JD Vance somehow became a success anyways. Even with his mom being a drug addict!
Critical race theory in one image.

I can't imaging having had to attend one of these struggle sessions. To hell with everyone involved in forcing them on people.
“””””You want racism? Go up north. I was shocked. I had never heard the kind of racism I ran into up there. Black, Brown, Yellow - anyone not white was open game in private conversation, but they went out of their way publicly to point out and condemn ‘racism’.”””””
I saw that in California.
Imagine pretending to take that seriously. I would have needed a crate of whisky and a barf bucket nearby having to look and smell that creature.
Same here.
While I agree with and understand your point, I sometimes engage with a positive or humorous remark (”cute baby”, or seeing someone who is using the small shopping cart that is overflowing, “One more item, and you are going to need a bigger cart.”), and walk away.
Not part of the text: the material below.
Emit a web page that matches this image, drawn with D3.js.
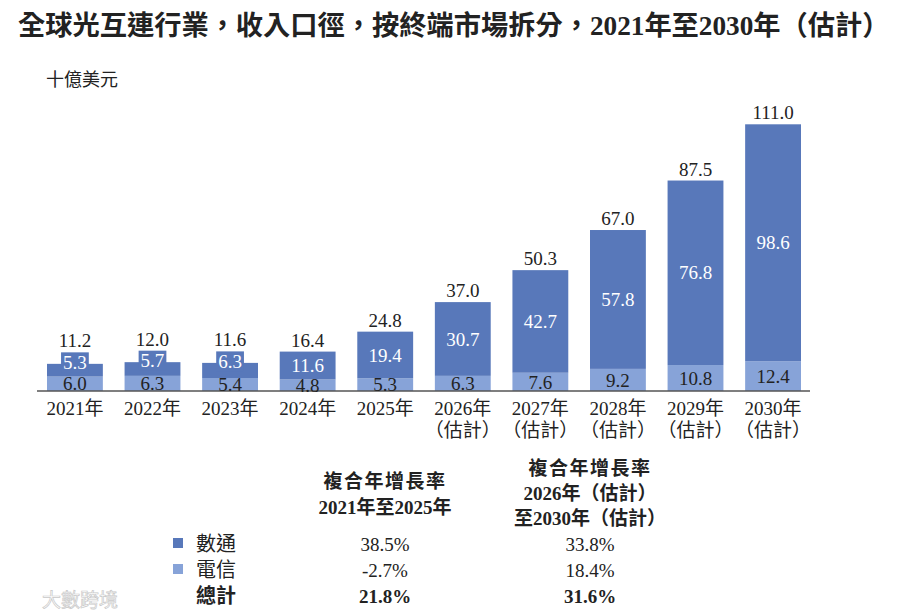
<!DOCTYPE html>
<html>
<head>
<meta charset="utf-8">
<script src="https://cdn.jsdelivr.net/npm/d3@7"></script>
<style>
  body { margin: 0; background: #fff; }
  text { font-family: "Liberation Serif", "Noto Sans CJK TC", serif; }
</style>
</head>
<body>
<div id="chart"></div>
<script>
// ---- data ----
var years = ["2021年", "2022年", "2023年", "2024年", "2025年", "2026年", "2027年", "2028年", "2029年", "2030年"];
var estimated = [false, false, false, false, false, true, true, true, true, true];
var telecom = [6.0, 6.3, 5.4, 4.8, 5.3, 6.3, 7.6, 9.2, 10.8, 12.4];
var datacom = [5.3, 5.7, 6.3, 11.6, 19.4, 30.7, 42.7, 57.8, 76.8, 98.6];
var totals = [11.2, 12.0, 11.6, 16.4, 24.8, 37.0, 50.3, 67.0, 87.5, 111.0];

var seriesNames = ["數通", "電信", "總計"];
var header2125 = ["複合年增長率", "2021年至2025年"];
var header2630 = ["複合年增長率", "2026年（估計）", "至2030年（估計）"];
var cagr2125 = ["38.5%", "-2.7%", "21.8%"];
var cagr2630 = ["33.8%", "18.4%", "31.6%"];

var titleText = "全球光互連行業，收入口徑，按終端市場拆分，2021年至2030年（估計）";
var unitText = "十億美元";

// ---- layout ----
var width = 900, height = 616;
var colorDatacom = "#5878ba";
var colorTelecom = "#87a3d8";
var textDark = "#222";

var svg = d3.select("#chart").append("svg")
    .attr("width", width)
    .attr("height", height);

var rows = years.map(function (y, i) {
    return { year: y, est: estimated[i], telecom: telecom[i], datacom: datacom[i], total: totals[i] };
});

var x = d3.scaleBand()
    .domain(years)
    .range([47, 801])
    .paddingInner(0.28)
    .paddingOuter(0);

var y = d3.scaleLinear()
    .domain([0, 111])
    .range([391, 124.3]);

var stack = d3.stack().keys(["telecom", "datacom"]);
var series = stack(rows);
var colors = { telecom: colorTelecom, datacom: colorDatacom };

// title
var title = svg.append("text")
    .attr("x", 18)
    .attr("y", 35)
    .attr("font-size", 26)
    .attr("font-weight", "bold")
    .attr("fill", textDark)
    .text(titleText);
// fit title to the width it takes in the picture
var tw = title.node().getComputedTextLength();
title.attr("font-size", 26 * 872 / tw);

svg.append("text")
    .attr("x", 46)
    .attr("y", 86)
    .attr("font-size", 18)
    .attr("fill", textDark)
    .text(unitText);

// bars
var layers = svg.append("g").selectAll("g")
    .data(series)
    .enter().append("g")
    .attr("fill", function (d) { return colors[d.key]; });

layers.selectAll("rect")
    .data(function (d) { return d; })
    .enter().append("rect")
    .attr("x", function (d) { return x(d.data.year); })
    .attr("y", function (d) { return y(d[1]); })
    .attr("width", x.bandwidth())
    .attr("height", function (d) { return y(d[0]) - y(d[1]); });

// axis line
svg.append("line")
    .attr("x1", 37).attr("x2", 810)
    .attr("y1", y(0)).attr("y2", y(0))
    .attr("stroke", "#555")
    .attr("stroke-width", 1.5);

// segment labels
var labelSize = 19;
var gLabels = svg.append("g");
var labelTops = [];

rows.forEach(function (d, i) {
    var cx = x(d.year) + x.bandwidth() / 2;

    // telecom (light) segment
    gLabels.append("text")
        .attr("x", cx)
        .attr("y", (y(0) + y(d.telecom)) / 2)
        .attr("dy", "0.35em")
        .attr("text-anchor", "middle")
        .attr("font-size", labelSize)
        .attr("fill", textDark)
        .text(d.telecom.toFixed(1));

    // datacom (dark) segment; small ones get a box that sticks out of the bar
    var segTop = y(d.telecom + d.datacom);
    var segBot = y(d.telecom);
    var small = (segBot - segTop) < 24;
    var cy = small ? segTop - 1.5 : (segTop + segBot) / 2;
    var g = gLabels.append("g");
    var t = g.append("text")
        .attr("x", cx)
        .attr("y", cy)
        .attr("dy", "0.35em")
        .attr("text-anchor", "middle")
        .attr("font-size", labelSize)
        .attr("fill", "#fff")
        .text(d.datacom.toFixed(1));
    if (small) {
        var bb = t.node().getBBox();
        g.insert("rect", "text")
            .attr("x", bb.x - 2)
            .attr("y", cy - 10)
            .attr("width", bb.width + 4)
            .attr("height", 20)
            .attr("fill", colorDatacom);
        labelTops.push(Math.min(segTop, cy - 10));
    } else {
        labelTops.push(segTop);
    }
});

// totals above bars
gLabels.selectAll(".total")
    .data(rows)
    .enter().append("text")
    .attr("class", "total")
    .attr("x", function (d) { return x(d.year) + x.bandwidth() / 2; })
    .attr("y", function (d, i) { return labelTops[i] - 5; })
    .attr("text-anchor", "middle")
    .attr("font-size", labelSize)
    .attr("fill", textDark)
    .text(function (d) { return d.total.toFixed(1); });

// x labels
var xl = svg.append("g").selectAll("text")
    .data(rows)
    .enter().append("text")
    .attr("x", function (d) { return x(d.year) + x.bandwidth() / 2; })
    .attr("y", 415)
    .attr("text-anchor", "middle")
    .attr("font-size", labelSize)
    .attr("fill", textDark);
xl.append("tspan").text(function (d) { return d.year; });
xl.filter(function (d) { return d.est; })
    .append("tspan")
    .attr("x", function (d) { return x(d.year) + x.bandwidth() / 2; })
    .attr("dy", 22)
    .text("（估計）");

// CAGR table
var col1 = 385, col2 = 590;
var gt = svg.append("g").attr("fill", textDark);

header2125.forEach(function (s, i) {
    gt.append("text")
        .attr("x", col1).attr("y", 488 + i * 26)
        .attr("text-anchor", "middle")
        .attr("font-size", 19)
        .attr("font-weight", "bold")
        .attr("letter-spacing", i === 0 ? 1.5 : 0)
        .text(s);
});
header2630.forEach(function (s, i) {
    gt.append("text")
        .attr("x", col2).attr("y", 475 + i * 25)
        .attr("text-anchor", "middle")
        .attr("font-size", 19)
        .attr("font-weight", "bold")
        .attr("letter-spacing", i === 0 ? 1.5 : 0)
        .text(s);
});

var legendColors = [colorDatacom, colorTelecom, null];
seriesNames.forEach(function (name, i) {
    var ry = 551 + i * 26;
    if (legendColors[i]) {
        gt.append("rect")
            .attr("x", 173).attr("y", ry - 13)
            .attr("width", 10).attr("height", 10)
            .attr("fill", legendColors[i]);
    }
    gt.append("text")
        .attr("x", 196).attr("y", ry)
        .attr("font-size", 20)
        .attr("font-weight", i === 2 ? "bold" : "normal")
        .text(name);
    gt.append("text")
        .attr("x", col1).attr("y", ry)
        .attr("text-anchor", "middle")
        .attr("font-size", 19)
        .attr("font-weight", i === 2 ? "bold" : "normal")
        .text(cagr2125[i]);
    gt.append("text")
        .attr("x", col2).attr("y", ry)
        .attr("text-anchor", "middle")
        .attr("font-size", 19)
        .attr("font-weight", i === 2 ? "bold" : "normal")
        .text(cagr2630[i]);
});

// watermark
svg.append("text")
    .attr("x", 42).attr("y", 607)
    .attr("font-size", 19)
    .attr("fill", "#fff")
    .attr("stroke", "#c8c8c8")
    .attr("stroke-width", 0.7)
    .attr("font-family", "Noto Sans CJK TC")
    .text("大數跨境");
</script>
</body>
</html>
No inviting conversation, but hoping to spread a little positivity (spelling?).
On the other hand, I will be rude to a rude person (the man or lady blocking the aisle with their cart parked blocking the whole aisle while selecting there items and not caring about others) by bumping their cart out of the way and saying “other people need to use this aisle too”
I’m not sure, but I think this is because I am an old guy and want to pass along good when I can and lessons when needed.